In Massachusetts women’s history alone I think about Phillis Wheatley, who was kidnapped from Africa as a little girl, brought to Boston where she was “sold” to the Wheatley family, and eventually became the first published African American poet.
Louisa May Alcott comes to mind as well, whose father was notoriously unable to make money. Through her pen and her imagination, Louisa became the most successful and famous woman writer of her day-and she supported her family! And she always insisted that women be paid what men are paid.
I remember Margaret Fuller, who spent about a year and a half living with friends and relatives as she could not afford her own home. She became the first woman literary editor of a national newspaper; an unparalleled reporter in the United States in Europe; the first female foreign correspondent (in Italy); and the author of Woman in the Nineteenth Century, a landmark book in the history of women’s rights.
And so, you do NOT have to have a lot of money to make a difference. What you DO have to have is a rock-solid belief in your abilities, wherever that comes from; a strong support system (which means ditching the people who do not support you); and the ability to spot or create opportunities and go after them-and to keep going!
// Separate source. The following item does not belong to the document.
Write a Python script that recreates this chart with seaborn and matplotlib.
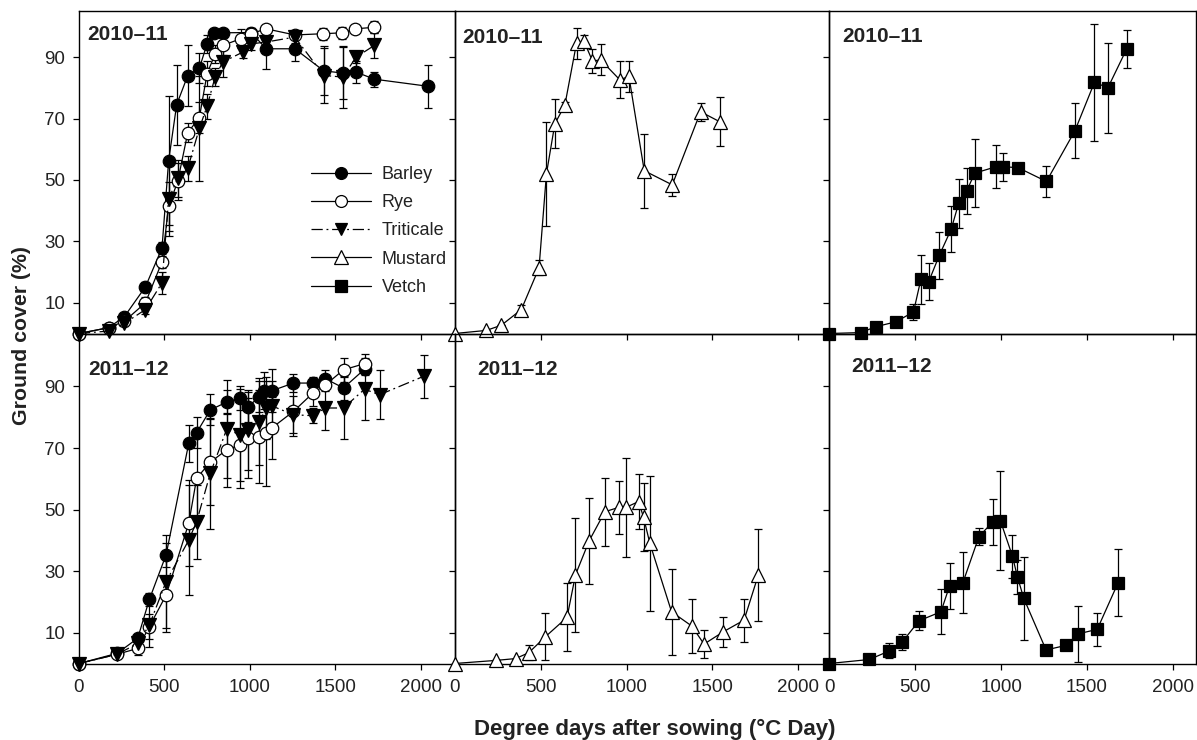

Having said all of this, you do need money. You need money to survive and thrive, and you DESERVE to have money. As one of my coaches always says, “You can’t be of service to anyone if you’re broke and homeless.”
She’s right, and since being of service is our highest calling in life we really need to think about this truism-and to be of service to ourselves first!
Money is also a lubricant. It helps you get things done, including publishing your own book or investing in your own business!
We were all raised with the lingering Puritan notion that money is bad-that money is the “root of all evil.” This is a lie, and it’s one way that people, especially women, are kept down. Instead of focusing on the LACK of what you have, focus on what you DO have. You DO have your talents and your reason for being here. With the right support system-people, faith, whatever you need-the money will come because you deserve to be rewarded for using your gifts! And you will use it to help others.
I always learn something from my audiences, and I will keep this Girl Scout’s question in mind for future talks.
I did not have the chance to find out her name, but whoever you are, thank you for the question and keep them coming!